Without the pictures, can you quote each line below exactly?

Start of Source data

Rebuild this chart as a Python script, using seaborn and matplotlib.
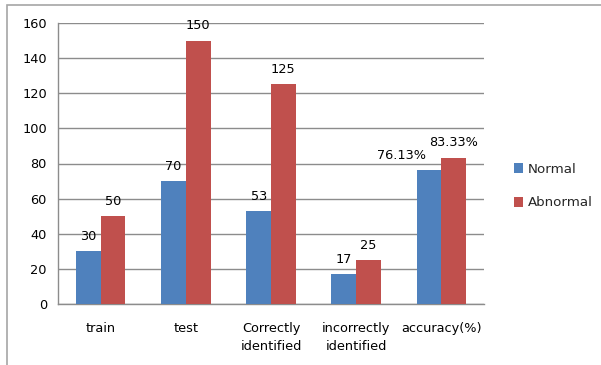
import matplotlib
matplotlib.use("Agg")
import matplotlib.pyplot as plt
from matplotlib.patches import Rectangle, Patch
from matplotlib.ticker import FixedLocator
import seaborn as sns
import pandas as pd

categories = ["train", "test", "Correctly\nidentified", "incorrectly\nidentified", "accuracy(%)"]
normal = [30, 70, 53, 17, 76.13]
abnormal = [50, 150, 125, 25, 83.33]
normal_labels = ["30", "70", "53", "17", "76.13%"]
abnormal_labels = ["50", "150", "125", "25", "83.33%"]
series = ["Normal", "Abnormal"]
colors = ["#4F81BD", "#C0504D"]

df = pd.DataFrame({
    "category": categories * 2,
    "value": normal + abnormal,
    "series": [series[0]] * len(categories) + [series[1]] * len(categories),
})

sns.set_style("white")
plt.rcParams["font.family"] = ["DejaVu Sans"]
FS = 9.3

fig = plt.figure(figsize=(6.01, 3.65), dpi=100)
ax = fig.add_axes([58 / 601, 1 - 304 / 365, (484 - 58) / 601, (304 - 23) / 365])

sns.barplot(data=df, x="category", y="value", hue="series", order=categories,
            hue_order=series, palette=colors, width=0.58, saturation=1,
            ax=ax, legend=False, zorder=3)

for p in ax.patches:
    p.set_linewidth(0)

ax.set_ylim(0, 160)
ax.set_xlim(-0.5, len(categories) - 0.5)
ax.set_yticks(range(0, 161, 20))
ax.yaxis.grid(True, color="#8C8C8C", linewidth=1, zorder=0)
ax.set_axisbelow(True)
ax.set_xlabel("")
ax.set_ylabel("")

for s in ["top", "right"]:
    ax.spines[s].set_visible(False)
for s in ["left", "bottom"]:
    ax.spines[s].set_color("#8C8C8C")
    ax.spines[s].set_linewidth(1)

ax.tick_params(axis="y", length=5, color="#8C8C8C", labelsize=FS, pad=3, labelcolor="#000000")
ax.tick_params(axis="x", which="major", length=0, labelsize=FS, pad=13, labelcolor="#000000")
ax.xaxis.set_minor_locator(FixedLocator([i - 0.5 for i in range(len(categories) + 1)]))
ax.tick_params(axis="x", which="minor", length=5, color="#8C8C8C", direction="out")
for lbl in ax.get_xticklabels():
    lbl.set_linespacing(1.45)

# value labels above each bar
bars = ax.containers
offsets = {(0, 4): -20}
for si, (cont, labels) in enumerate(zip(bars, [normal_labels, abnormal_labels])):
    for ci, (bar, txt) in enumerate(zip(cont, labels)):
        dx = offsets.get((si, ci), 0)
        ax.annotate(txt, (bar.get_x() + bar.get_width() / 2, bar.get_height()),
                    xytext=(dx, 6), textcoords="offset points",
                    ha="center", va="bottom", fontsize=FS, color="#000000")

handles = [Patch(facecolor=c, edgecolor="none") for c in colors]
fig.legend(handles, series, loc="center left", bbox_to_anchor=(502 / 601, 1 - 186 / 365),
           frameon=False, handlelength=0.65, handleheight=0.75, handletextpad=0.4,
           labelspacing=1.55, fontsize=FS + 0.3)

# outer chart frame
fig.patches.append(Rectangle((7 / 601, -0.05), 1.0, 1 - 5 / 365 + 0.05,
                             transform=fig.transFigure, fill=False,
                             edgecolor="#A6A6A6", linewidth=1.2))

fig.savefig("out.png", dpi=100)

End of Source data

Task result:
Rebuild this chart as a Python script, using seaborn and matplotlib.
import matplotlib
matplotlib.use("Agg")
import matplotlib.pyplot as plt
from matplotlib.patches import Rectangle, Patch
from matplotlib.ticker import FixedLocator
import seaborn as sns
import pandas as pd

categories = ["train", "test", "Correctly\nidentified", "incorrectly\nidentified", "accuracy(%)"]
normal = [30, 70, 53, 17, 76.13]
abnormal = [50, 150, 125, 25, 83.33]
normal_labels = ["30", "70", "53", "17", "76.13%"]
abnormal_labels = ["50", "150", "125", "25", "83.33%"]
series = ["Normal", "Abnormal"]
colors = ["#4F81BD", "#C0504D"]

df = pd.DataFrame({
    "category": categories * 2,
    "value": normal + abnormal,
    "series": [series[0]] * len(categories) + [series[1]] * len(categories),
})

sns.set_style("white")
plt.rcParams["font.family"] = ["DejaVu Sans"]
FS = 9.3

fig = plt.figure(figsize=(6.01, 3.65), dpi=100)
ax = fig.add_axes([58 / 601, 1 - 304 / 365, (484 - 58) / 601, (304 - 23) / 365])

sns.barplot(data=df, x="category", y="value", hue="series", order=categories,
            hue_order=series, palette=colors, width=0.58, saturation=1,
            ax=ax, legend=False, zorder=3)

for p in ax.patches:
    p.set_linewidth(0)

ax.set_ylim(0, 160)
ax.set_xlim(-0.5, len(categories) - 0.5)
ax.set_yticks(range(0, 161, 20))
ax.yaxis.grid(True, color="#8C8C8C", linewidth=1, zorder=0)
ax.set_axisbelow(True)
ax.set_xlabel("")
ax.set_ylabel("")

for s in ["top", "right"]:
    ax.spines[s].set_visible(False)
for s in ["left", "bottom"]:
    ax.spines[s].set_color("#8C8C8C")
    ax.spines[s].set_linewidth(1)

ax.tick_params(axis="y", length=5, color="#8C8C8C", labelsize=FS, pad=3, labelcolor="#000000")
ax.tick_params(axis="x", which="major", length=0, labelsize=FS, pad=13, labelcolor="#000000")
ax.xaxis.set_minor_locator(FixedLocator([i - 0.5 for i in range(len(categories) + 1)]))
ax.tick_params(axis="x", which="minor", length=5, color="#8C8C8C", direction="out")
for lbl in ax.get_xticklabels():
    lbl.set_linespacing(1.45)

# value labels above each bar
bars = ax.containers
offsets = {(0, 4): -20}
for si, (cont, labels) in enumerate(zip(bars, [normal_labels, abnormal_labels])):
    for ci, (bar, txt) in enumerate(zip(cont, labels)):
        dx = offsets.get((si, ci), 0)
        ax.annotate(txt, (bar.get_x() + bar.get_width() / 2, bar.get_height()),
                    xytext=(dx, 6), textcoords="offset points",
                    ha="center", va="bottom", fontsize=FS, color="#000000")

handles = [Patch(facecolor=c, edgecolor="none") for c in colors]
fig.legend(handles, series, loc="center left", bbox_to_anchor=(502 / 601, 1 - 186 / 365),
           frameon=False, handlelength=0.65, handleheight=0.75, handletextpad=0.4,
           labelspacing=1.55, fontsize=FS + 0.3)

# outer chart frame
fig.patches.append(Rectangle((7 / 601, -0.05), 1.0, 1 - 5 / 365 + 0.05,
                             transform=fig.transFigure, fill=False,
                             edgecolor="#A6A6A6", linewidth=1.2))

fig.savefig("out.png", dpi=100)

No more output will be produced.